> **Data to process**:
════════════════

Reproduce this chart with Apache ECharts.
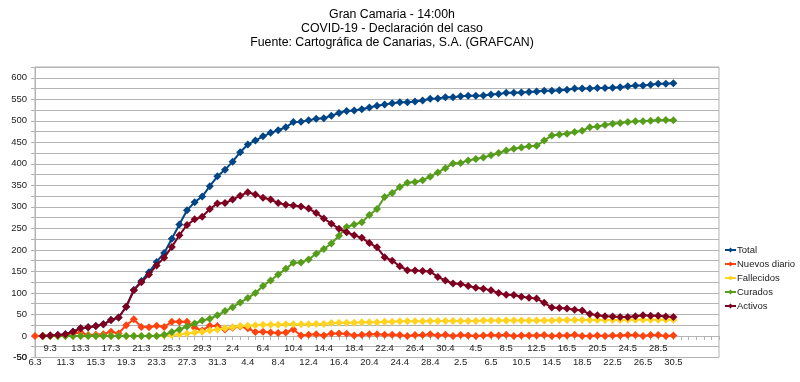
<!DOCTYPE html>
<html>
<head>
<meta charset="utf-8">
<script src="https://cdn.jsdelivr.net/npm/echarts@6/dist/echarts.min.js"></script>
<style>
html,body{margin:0;padding:0;background:#fff;}
#chart{width:800px;height:382px;}
</style>
</head>
<body>
<div id="chart"></div>
<script>
var categories = ["6.3","8.3","9.3","10.3","11.3","12.3","13.3","14.3","15.3","16.3","17.3","18.3","19.3","20.3","21.3","22.3","23.3","24.3","25.3","26.3","27.3","28.3","29.3","30.3","31.3",
"1.4","2.4","3.4","4.4","5.4","6.4","7.4","8.4","9.4","10.4","11.4","12.4","13.4","14.4","15.4","16.4","17.4","18.4","19.4","20.4","21.4","22.4","23.4","24.4","25.4","26.4","27.4","28.4","29.4","30.4",
"1.5","2.5","3.5","4.5","5.5","6.5","7.5","8.5","9.5","10.5","11.5","12.5","13.5","14.5","15.5","16.5","17.5","18.5","19.5","20.5","21.5","22.5","23.5","24.5","25.5","26.5","27.5","28.5","29.5","30.5",
"","","","","",""];

var total = [null,0,1,2,4,10,18,20,23,27, 37,43,68,107,128,148,172,193,226,259, 292,311,324,348,371,386,405,427,445,454, 464,472,478,485,497,498,501,505,506,512, 518,523,524,527,531,535,538,541,543,543, 545,547,551,552,555,555,557,558,558,559, 561,562,565,565,566,567,568,570,570,571, 572,575,575,575,576,576,577,578,580,582, 582,584,586,586,587];

var nuevos = [0,0,1,1,2,6,8,2,3,4, 10,6,25,39,21,20,24,21,33,33, 33,19,13,24,23,15,19,22,18,9, 10,8,7,8,15,1,3,4,1,6, 6,5,1,3,4,4,3,3,2,0, 2,2,4,1,3,0,2,1,0,1, 2,1,3,0,1,1,1,2,0,1, 1,3,0,0,1,0,1,1,2,2, 0,2,2,0,1];

var fallecidos = [null,0,0,0,0,0,0,0,0,0, 0,0,0,0,0,0,0,1,2,4, 6,8,10,13,15,18,20,23,24,25, 26,26,26,27,27,27,27,28,28,30, 31,31,31,32,32,32,33,33,34,34, 34,34,35,35,35,35,35,35,35,36, 36,36,36,36,36,36,36,36,36,37, 37,37,37,37,37,37,37,37,38,38, 38,38,38,38,38];

var curados = [null,0,0,0,0,0,0,0,0,0, 0,0,0,0,0,0,0,3,9,15, 22,29,36,40,48,58,67,78,88,100, 116,129,143,156,170,171,178,191,202,215, 233,253,259,264,281,295,323,332,346,356, 358,362,370,380,390,401,402,408,411,415, 420,425,431,435,438,441,442,454,466,468, 470,474,477,485,487,490,493,495,497,499, 499,500,502,502,501];

var activos = [null,0,1,2,4,10,18,20,23,27, 37,43,68,106,125,143,164,182,207,234, 258,271,277,295,308,309,317,326,334,329, 321,317,309,305,303,301,296,286,273,261, 249,241,234,228,216,206,183,175,162,153, 152,151,150,137,129,122,121,116,112,110, 106,100,96,95,91,89,87,77,66,65, 64,61,59,51,48,46,45,44,44,46, 48,47,47,45,44];

var titleLines = ["Gran Camaria - 14:00h", "COVID-19 - Declaración del caso", "Fuente: Cartográfica de Canarias, S.A. (GRAFCAN)"];
var seriesNames = ["Total","Nuevos diario","Fallecidos","Curados","Activos"];
var seriesData = [total, nuevos, fallecidos, curados, activos];
var colors = ["#004586","#ff420e","#ffd320","#579d1c","#7e0021"];
var yMin = -50, yMax = 625, yStep = 25, yLabelStep = 50;

var FONT = "'Liberation Sans', Arial, sans-serif";
var LABEL_MARGIN = 8;
var chart = echarts.init(document.getElementById('chart'), null, {renderer:'canvas'});

var series = seriesNames.map(function(n, k){
  return {
    name: n, type: 'line', data: seriesData[k],
    symbol: 'diamond', symbolSize: 8, showSymbol: true, showAllSymbol: true,
    lineStyle: {width: 2, color: colors[k]},
    itemStyle: {color: colors[k]},
    z: 2 + k,
    connectNulls: false
  };
});

var titleGraphic = {
  id: 'title', type: 'text', x: 392, y: 7, z: 10,
  style: {
    text: titleLines.join('\n'),
    textAlign: 'center',
    textVerticalAlign: 'top',
    font: "12.3px 'Liberation Sans', Arial, sans-serif",
    lineHeight: 14.3,
    fill: '#000'
  }
};

chart.setOption({
  animation: false,
  color: colors,
  graphic: [titleGraphic],
  legend: {
    orient: 'vertical', left: 724, top: 243, padding: 0,
    itemWidth: 11, itemHeight: 6, itemGap: 0,
    textStyle: {fontFamily: FONT, fontSize: 9.5, color: '#222', lineHeight: 14, padding: [0,0,0,-4]},
    data: seriesNames
  },
  grid: {left: 35, right: 81, top: 67, bottom: 24.5, show: true, borderColor: '#b3b3b3', borderWidth: 1,
         outerBoundsMode: 'none', containLabel: false},
  xAxis: {
    type: 'category', data: categories, boundaryGap: false, offset: -21.5,
    axisLine: {onZero: false, lineStyle: {color: '#b3b3b3'}},
    axisTick: {show: true, interval: 0, length: 4, inside: false, lineStyle: {color: '#b3b3b3'}},
    axisLabel: {
      interval: 1, margin: 6, fontFamily: FONT, fontSize: 9.5, color: '#222', lineHeight: 13.5,
      hideOverlap: false,
      formatter: function(v, i){ if(!v) return ''; return (i % 4 === 0) ? '\n' + v : v; }
    },
    splitLine: {show: false}
  },
  yAxis: {
    type: 'value', min: yMin, max: yMax, interval: yStep,
    axisLine: {show: true, lineStyle: {color: '#b3b3b3'}},
    axisTick: {show: true, length: 4, lineStyle: {color: '#b3b3b3'}},
    axisLabel: {
      fontFamily: FONT, fontSize: 9.5, color: '#222', margin: LABEL_MARGIN,
      showMinLabel: true, showMaxLabel: true, hideOverlap: false,
      formatter: function(v){ return (v % yLabelStep === 0) ? String(v) : ''; }
    },
    splitLine: {show: true, lineStyle: {color: '#b3b3b3', width: 1}}
  },
  series: series
});

// The lowest tick label ("-50") is suppressed by the library next to the category labels;
// place it from the library's own scale so it sits on the -50 tick.
var pMin = chart.convertToPixel({yAxisIndex: 0}, yMin);
var pLeft = chart.convertToPixel({xAxisIndex: 0}, 0);
chart.setOption({
  graphic: [titleGraphic, {
    id: 'yMinLabel', type: 'text', x: pLeft - LABEL_MARGIN, y: pMin, z: 10,
    style: {
      text: String(yMin), textAlign: 'right', textVerticalAlign: 'middle',
      font: "9.5px 'Liberation Sans', Arial, sans-serif", fill: '#222'
    }
  }]
});
</script>
</body>
</html>
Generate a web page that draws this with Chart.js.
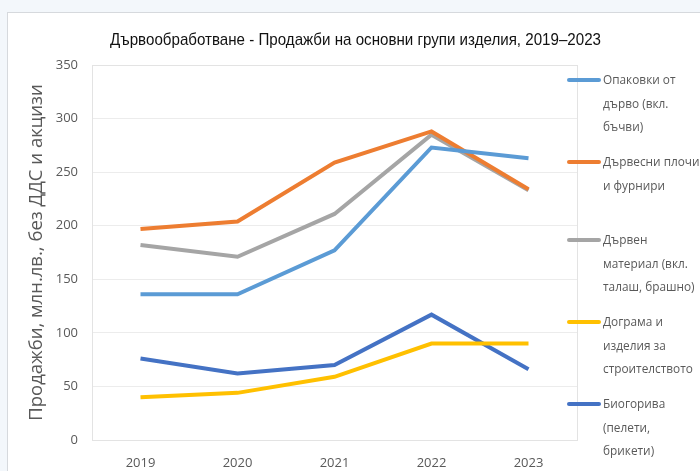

════════════════

> **Required task**: Looking at the material above, count the lines that hold "with" and give the total alone.

> **Answer to the exercise**: 2